How do you usually begin writing a new song? 

Honestly, I play piano and when I break down things like classical songs and really get into a composer's head its always crazy to me, because it’s as if they meticulously plan out everything that’s going to happen before writing. My process, most of the time, is a little messier. Sometimes I'm doing a classical piece and I hear an interesting chord and it instantly inspires something completely different in my head, or I make crazy chords I didn’t know existed but definitely had unbeknownst to me, and build from there. I have an idea page with unused lyrics in my songbook with a cross off system and so sometimes I use those lyrics. Other times the lyrics and melody come first, and I build the instrumental around that.  

What are your hopes/goals in the future? 

In the near future I have a few songs that I'm juggling with that I'd like to release. Looking forward I want to learn as much as I can about music, songwriting, and production as I can. I think it's so important to have knowledge of what you're doing whether you're behind the song, the production, the instrument, the microphone, or the staging. It's very easy to give up when you feel you can give no more, but the more you know the more you can give. The ultimate goal is that I can end up writing for other people while also putting in time to my own music, a good balance.  

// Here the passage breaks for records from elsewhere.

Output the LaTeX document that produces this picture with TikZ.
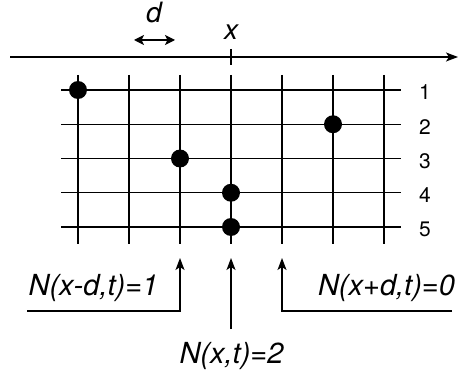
\documentclass[tikz,border=0pt]{standalone}
\usepackage{fontspec}
\setmainfont{TeX Gyre Heros}
\usetikzlibrary{arrows.meta}

\begin{document}
\begin{tikzpicture}[x=1pt, y=-1pt, line width=1.3pt,
  lbl/.style={font=\itshape\fontsize{29}{32}\selectfont, inner sep=0pt, anchor=base},
  sym/.style={font=\itshape\fontsize{28}{30}\selectfont, inner sep=0pt, anchor=base},
  row/.style={font=\fontsize{21}{24}\selectfont, inner sep=0pt, anchor=base},
  dot/.style={circle, fill=black, inner sep=0pt, minimum size=18pt},
  arr/.style={-{Stealth[length=12pt, width=9pt, inset=3pt]}},
  dbl/.style={{Stealth[length=10pt, width=10pt, inset=2.5pt]}-{Stealth[length=10pt, width=10pt, inset=2.5pt]}}]
\useasboundingbox (0,0) rectangle (458,374);
% position axis
\coordinate (a0) at (10,57);
\coordinate (a1) at (458,57);
\draw[arr] (a0) -- (a1);
\draw (231,49) -- (231,65);
\node[sym] (x) at (231,40) {x};
\node[sym] (d) at (154,23) {d};
\coordinate (dl) at (134,40);
\coordinate (dr) at (175,40);
\draw[dbl] (dl) -- (dr);
% grid
\foreach \i in {0,...,6}
  \draw (78+51*\i,75) -- (78+51*\i,244);
\foreach \j in {1,...,5} {
  \draw (61,{90+34.25*(\j-1)}) -- (401,{90+34.25*(\j-1)});
  \node[row] (r\j) at (425,{100+34.25*(\j-1)}) {\j};
}
% particles
\node[dot] (p1) at (78,90) {};
\node[dot] (p2) at (333,124.25) {};
\node[dot] (p3) at (180,158.5) {};
\node[dot] (p4) at (231,192.75) {};
\node[dot] (p5) at (231,227) {};
% counts
\node[lbl] (nl) at (93.5,295) {N(x-d,t)=1};
\node[lbl] (nc) at (231.5,363) {N(x,t)=2};
\node[lbl] (nr) at (386.5,295) {N(x+d,t)=0};
\coordinate (lfoot) at (27,311);
\coordinate (ltip) at (180,258);
\coordinate (cfoot) at (231,329);
\coordinate (ctip) at (231,258);
\coordinate (rfoot) at (452,311);
\coordinate (rtip) at (282,258);
\draw[arr] (lfoot) -| (ltip);
\draw[arr] (cfoot) -- (ctip);
\draw[arr] (rfoot) -| (rtip);
\end{tikzpicture}
\end{document}
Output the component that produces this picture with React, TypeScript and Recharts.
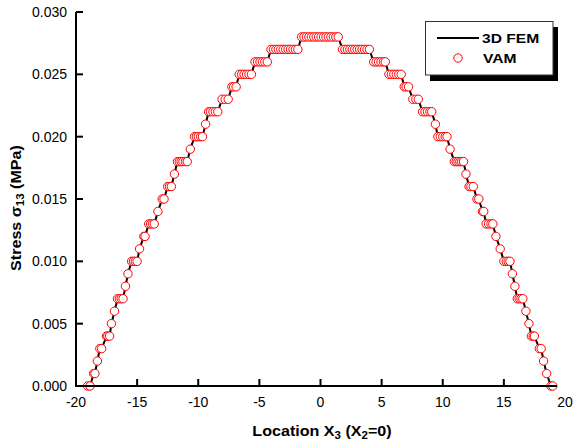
import { ComposedChart, Line, XAxis, YAxis } from 'recharts';

// stress level (MPa) of each plateau, left to right
const stressLevels = [
  0, 0.001, 0.002, 0.003, 0.004, 0.005, 0.006, 0.007, 0.008, 0.009,
  0.01, 0.011, 0.012, 0.013, 0.014, 0.015, 0.016, 0.017, 0.018, 0.019,
  0.02, 0.021, 0.022, 0.023, 0.024, 0.025, 0.026, 0.027, 0.028,
  0.027, 0.026, 0.025, 0.024, 0.023, 0.022, 0.021, 0.02, 0.019, 0.018,
  0.017, 0.016, 0.015, 0.014, 0.013, 0.012, 0.011, 0.01, 0.009, 0.008,
  0.007, 0.006, 0.005, 0.004, 0.003, 0.002, 0.001, 0,
];

// X3 locations of the points on each plateau
const plateauLocations: number[][] = [
  [-19.05, -18.85],
  [-18.55, -18.45],
  [-18.25],
  [-18.05, -17.9],
  [-17.5, -17.4, -17.25],
  [-17.1],
  [-16.85],
  [-16.6, -16.45, -16.3, -16.15],
  [-15.95],
  [-15.75],
  [-15.45, -15.3, -15.15, -15.0],
  [-14.8],
  [-14.45, -14.35],
  [-14.05, -13.9, -13.75, -13.6],
  [-13.3],
  [-12.95, -12.8],
  [-12.5, -12.35, -12.2],
  [-11.95],
  [-11.7, -11.55, -11.4, -11.25, -11.05, -10.9],
  [-10.65],
  [-10.3, -10.15, -10.0, -9.8, -9.65],
  [-9.4],
  [-9.15, -9.0, -8.8, -8.6, -8.4],
  [-8.05, -7.8, -7.55],
  [-7.25, -7.1, -6.9],
  [-6.65, -6.45, -6.25, -6.05, -5.85, -5.65],
  [-5.35, -5.15, -4.95, -4.75, -4.55, -4.35],
  [-4.05, -3.85, -3.65, -3.45, -3.25, -3.05, -2.85, -2.65, -2.45, -2.25, -2.05, -1.85],
  [-1.55, -1.35, -1.15, -0.95, -0.75, -0.55, -0.35, -0.15, 0.05, 0.25, 0.45, 0.65, 0.85, 1.05, 1.25, 1.45],
  [1.8, 2.0, 2.2, 2.4, 2.6, 2.8, 3.0, 3.2, 3.4, 3.6, 3.8, 4.0],
  [4.35, 4.55, 4.75, 4.95, 5.15, 5.3],
  [5.6, 5.8, 6.0, 6.2, 6.4, 6.6],
  [6.85, 7.0, 7.2],
  [7.55, 7.8, 8.0],
  [8.35, 8.55, 8.75, 8.95, 9.1],
  [9.4],
  [9.6, 9.8, 10.0, 10.2, 10.35],
  [10.6],
  [10.95, 11.1, 11.25, 11.4, 11.55, 11.7],
  [11.9],
  [12.15, 12.3, 12.5],
  [12.8, 12.95],
  [13.25, 13.35],
  [13.55, 13.75, 13.95, 14.1],
  [14.35],
  [14.7],
  [15.0, 15.2, 15.35, 15.5],
  [15.7],
  [15.9],
  [16.1, 16.25, 16.4, 16.55],
  [16.8],
  [17.05],
  [17.25, 17.4, 17.5],
  [17.9, 18.05],
  [18.25],
  [18.5],
  [18.85, 19.0],
];

const xTicks = [-20, -15, -10, -5, 0, 5, 10, 15, 20];
const yTicks = [0, 0.005, 0.01, 0.015, 0.02, 0.025, 0.03];

const data = plateauLocations.flatMap((xs, i) =>
  xs.map((x) => ({ x, fem: stressLevels[i], vam: stressLevels[i] }))
);

const font = 'Arial, "Liberation Sans", sans-serif';

function XTick(props: any) {
  const { x, y, payload } = props;
  return (
    <g>
      {payload.value !== 20 && (
        <line x1={x} x2={x} y1={y} y2={y - 7} stroke="#000" strokeWidth={2} />
      )}
      <text x={x} y={y + 20.5} textAnchor="middle" fontSize={14} fontFamily={font} fill="#000">
        {payload.value}
      </text>
    </g>
  );
}

function YTick(props: any) {
  const { x, y, payload } = props;
  return (
    <g>
      <line x1={x} x2={x + 7} y1={y} y2={y} stroke="#000" strokeWidth={2} />
      <text x={x - 9} y={y + 5} textAnchor="end" fontSize={14} fontFamily={font} fill="#000">
        {payload.value.toFixed(3)}
      </text>
    </g>
  );
}

export default function App() {
  return (
    <div style={{ position: 'absolute', left: 0, top: 0, width: 573, height: 441, background: '#fff' }}>
      <ComposedChart
        width={573}
        height={441}
        data={data}
        margin={{ top: 12, right: 8, bottom: 0, left: 0 }}
      >
        <XAxis
          type="number"
          dataKey="x"
          domain={[-20, 20]}
          ticks={xTicks}
          axisLine={false}
          tickLine={false}
          tickSize={0}
          tickMargin={0}
          height={55}
          tick={<XTick />}
          interval={0}
        />
        <YAxis
          type="number"
          domain={[0, 0.03]}
          ticks={yTicks}
          axisLine={{ stroke: '#000', strokeWidth: 2 }}
          tickLine={false}
          tickSize={0}
          tickMargin={0}
          width={76}
          tick={<YTick />}
          interval={0}
        />
        <Line
          type="linear"
          dataKey="fem"
          stroke="#000"
          strokeWidth={2}
          dot={false}
          activeDot={false}
          isAnimationActive={false}
        />
        <Line
          type="linear"
          dataKey="vam"
          stroke="none"
          dot={{ r: 4.2, stroke: '#ff0000', strokeWidth: 1, fill: '#fff' }}
          activeDot={false}
          isAnimationActive={false}
        />
      </ComposedChart>
      <svg
        width={573}
        height={441}
        style={{ position: 'absolute', left: 0, top: 0, pointerEvents: 'none' }}
      >
        <line x1={75} x2={557} y1={386} y2={386} stroke="#000" strokeWidth={2} />
        <text
          transform="translate(322,436) scale(1.15,1)"
          textAnchor="middle"
          fontSize={14}
          fontWeight="bold"
          fontFamily={font}
          fill="#000"
        >
          Location X<tspan fontSize={10} dy={3}>3</tspan>
          <tspan dy={-3}> (X</tspan>
          <tspan fontSize={10} dy={3}>2</tspan>
          <tspan dy={-3}>=0)</tspan>
        </text>
        <text
          transform="translate(21,208) rotate(-90) scale(1.15,1)"
          textAnchor="middle"
          fontSize={14}
          fontWeight="bold"
          fontFamily={font}
          fill="#000"
        >
          Stress σ<tspan fontSize={10} dy={3}>13</tspan>
          <tspan dy={-3}> (MPa)</tspan>
        </text>
        <rect x={430} y={27} width={128} height={54} fill="#000" />
        <rect x={425.5} y={21.5} width={127.5} height={53.5} fill="#fff" stroke="#333" strokeWidth={1} />
        <line x1={437} x2={479} y1={38} y2={38} stroke="#000" strokeWidth={2} />
        <text
          transform="translate(482,42.5) scale(1.2,1)"
          fontSize={13}
          fontWeight="bold"
          fontFamily={font}
          fill="#000"
        >
          3D FEM
        </text>
        <circle cx={458} cy={58} r={4.2} stroke="#ff0000" strokeWidth={1} fill="#fff" />
        <text
          transform="translate(483,63) scale(1.2,1)"
          fontSize={13}
          fontWeight="bold"
          fontFamily={font}
          fill="#000"
        >
          VAM
        </text>
      </svg>
    </div>
  );
}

What's a piece of advice you'd give to other pupils in the school hoping to write and record their own music? 

Something that I always thank myself for is never discarding an idea even if I hate it. Whether it’s a 10 second voice memo of figuring out a melody, a lyric you thought of on the bus to school, or something you saw that day, write it down! Keep it because it's so likely that you will use it, and if it genuinely is not to your standard in the future and you can't work it into anything, at least you have a progress marker. Another piece of advice I have is, if you are sitting down to write a song, finish it! Set yourself a date you want the bones of it to be done by, a time frame you can achieve, you might even surprise yourself and finish it sooner. With school for me it can take a week, but on a weekend, a half-term or break it could take a day. After you have the bones of a song its always so fun changing the lyrics that are just placeholders and expanding on the general arrangement. Always expanding your knowledge of your instruments is also crucial because it subconsciously translates into your writing.